> **DESCRIPTION OF THE TASK**: Could you give the data below again, exactly and completely?

######

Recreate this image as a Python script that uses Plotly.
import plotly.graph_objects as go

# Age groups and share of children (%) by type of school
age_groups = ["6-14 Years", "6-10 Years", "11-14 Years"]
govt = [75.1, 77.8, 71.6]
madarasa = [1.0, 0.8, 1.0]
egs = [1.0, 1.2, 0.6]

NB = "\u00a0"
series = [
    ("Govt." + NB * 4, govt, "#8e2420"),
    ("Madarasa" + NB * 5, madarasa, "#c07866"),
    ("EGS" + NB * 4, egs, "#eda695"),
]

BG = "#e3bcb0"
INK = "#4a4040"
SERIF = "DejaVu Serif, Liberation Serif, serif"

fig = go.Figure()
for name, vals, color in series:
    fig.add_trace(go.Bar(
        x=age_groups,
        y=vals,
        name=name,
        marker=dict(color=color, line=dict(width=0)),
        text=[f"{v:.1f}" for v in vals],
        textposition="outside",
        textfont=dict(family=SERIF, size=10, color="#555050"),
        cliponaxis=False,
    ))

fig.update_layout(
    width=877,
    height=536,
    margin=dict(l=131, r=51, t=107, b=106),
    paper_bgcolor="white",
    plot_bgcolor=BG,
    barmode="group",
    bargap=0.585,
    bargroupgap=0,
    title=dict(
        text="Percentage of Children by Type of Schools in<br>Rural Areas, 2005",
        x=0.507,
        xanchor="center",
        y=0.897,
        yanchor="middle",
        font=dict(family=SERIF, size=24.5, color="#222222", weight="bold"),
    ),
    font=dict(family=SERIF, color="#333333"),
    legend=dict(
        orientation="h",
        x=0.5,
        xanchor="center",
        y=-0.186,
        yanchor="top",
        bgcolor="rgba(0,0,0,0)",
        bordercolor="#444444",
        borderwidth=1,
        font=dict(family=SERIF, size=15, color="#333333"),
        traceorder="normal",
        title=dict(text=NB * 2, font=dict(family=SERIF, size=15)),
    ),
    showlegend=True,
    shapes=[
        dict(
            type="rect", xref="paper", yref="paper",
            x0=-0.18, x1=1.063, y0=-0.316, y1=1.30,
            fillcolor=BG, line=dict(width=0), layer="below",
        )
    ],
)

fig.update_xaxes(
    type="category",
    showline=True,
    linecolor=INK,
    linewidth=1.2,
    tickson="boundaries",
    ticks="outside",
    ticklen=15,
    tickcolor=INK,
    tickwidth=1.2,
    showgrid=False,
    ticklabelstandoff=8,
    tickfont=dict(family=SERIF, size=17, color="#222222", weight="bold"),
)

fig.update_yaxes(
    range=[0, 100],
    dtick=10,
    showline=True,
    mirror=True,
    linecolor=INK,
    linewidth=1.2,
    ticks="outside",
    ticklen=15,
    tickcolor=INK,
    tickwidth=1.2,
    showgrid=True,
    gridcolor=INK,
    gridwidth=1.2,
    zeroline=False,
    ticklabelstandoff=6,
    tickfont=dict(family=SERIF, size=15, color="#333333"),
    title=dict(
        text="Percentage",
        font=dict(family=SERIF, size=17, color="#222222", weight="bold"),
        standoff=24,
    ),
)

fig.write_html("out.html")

######

> **SOLUTION**:
Recreate this image as a Python script that uses Plotly.
import plotly.graph_objects as go

# Age groups and share of children (%) by type of school
age_groups = ["6-14 Years", "6-10 Years", "11-14 Years"]
govt = [75.1, 77.8, 71.6]
madarasa = [1.0, 0.8, 1.0]
egs = [1.0, 1.2, 0.6]

NB = "\u00a0"
series = [
    ("Govt." + NB * 4, govt, "#8e2420"),
    ("Madarasa" + NB * 5, madarasa, "#c07866"),
    ("EGS" + NB * 4, egs, "#eda695"),
]

BG = "#e3bcb0"
INK = "#4a4040"
SERIF = "DejaVu Serif, Liberation Serif, serif"

fig = go.Figure()
for name, vals, color in series:
    fig.add_trace(go.Bar(
        x=age_groups,
        y=vals,
        name=name,
        marker=dict(color=color, line=dict(width=0)),
        text=[f"{v:.1f}" for v in vals],
        textposition="outside",
        textfont=dict(family=SERIF, size=10, color="#555050"),
        cliponaxis=False,
    ))

fig.update_layout(
    width=877,
    height=536,
    margin=dict(l=131, r=51, t=107, b=106),
    paper_bgcolor="white",
    plot_bgcolor=BG,
    barmode="group",
    bargap=0.585,
    bargroupgap=0,
    title=dict(
        text="Percentage of Children by Type of Schools in<br>Rural Areas, 2005",
        x=0.507,
        xanchor="center",
        y=0.897,
        yanchor="middle",
        font=dict(family=SERIF, size=24.5, color="#222222", weight="bold"),
    ),
    font=dict(family=SERIF, color="#333333"),
    legend=dict(
        orientation="h",
        x=0.5,
        xanchor="center",
        y=-0.186,
        yanchor="top",
        bgcolor="rgba(0,0,0,0)",
        bordercolor="#444444",
        borderwidth=1,
        font=dict(family=SERIF, size=15, color="#333333"),
        traceorder="normal",
        title=dict(text=NB * 2, font=dict(family=SERIF, size=15)),
    ),
    showlegend=True,
    shapes=[
        dict(
            type="rect", xref="paper", yref="paper",
            x0=-0.18, x1=1.063, y0=-0.316, y1=1.30,
            fillcolor=BG, line=dict(width=0), layer="below",
        )
    ],
)

fig.update_xaxes(
    type="category",
    showline=True,
    linecolor=INK,
    linewidth=1.2,
    tickson="boundaries",
    ticks="outside",
    ticklen=15,
    tickcolor=INK,
    tickwidth=1.2,
    showgrid=False,
    ticklabelstandoff=8,
    tickfont=dict(family=SERIF, size=17, color="#222222", weight="bold"),
)

fig.update_yaxes(
    range=[0, 100],
    dtick=10,
    showline=True,
    mirror=True,
    linecolor=INK,
    linewidth=1.2,
    ticks="outside",
    ticklen=15,
    tickcolor=INK,
    tickwidth=1.2,
    showgrid=True,
    gridcolor=INK,
    gridwidth=1.2,
    zeroline=False,
    ticklabelstandoff=6,
    tickfont=dict(family=SERIF, size=15, color="#333333"),
    title=dict(
        text="Percentage",
        font=dict(family=SERIF, size=17, color="#222222", weight="bold"),
        standoff=24,
    ),
)

fig.write_html("out.html")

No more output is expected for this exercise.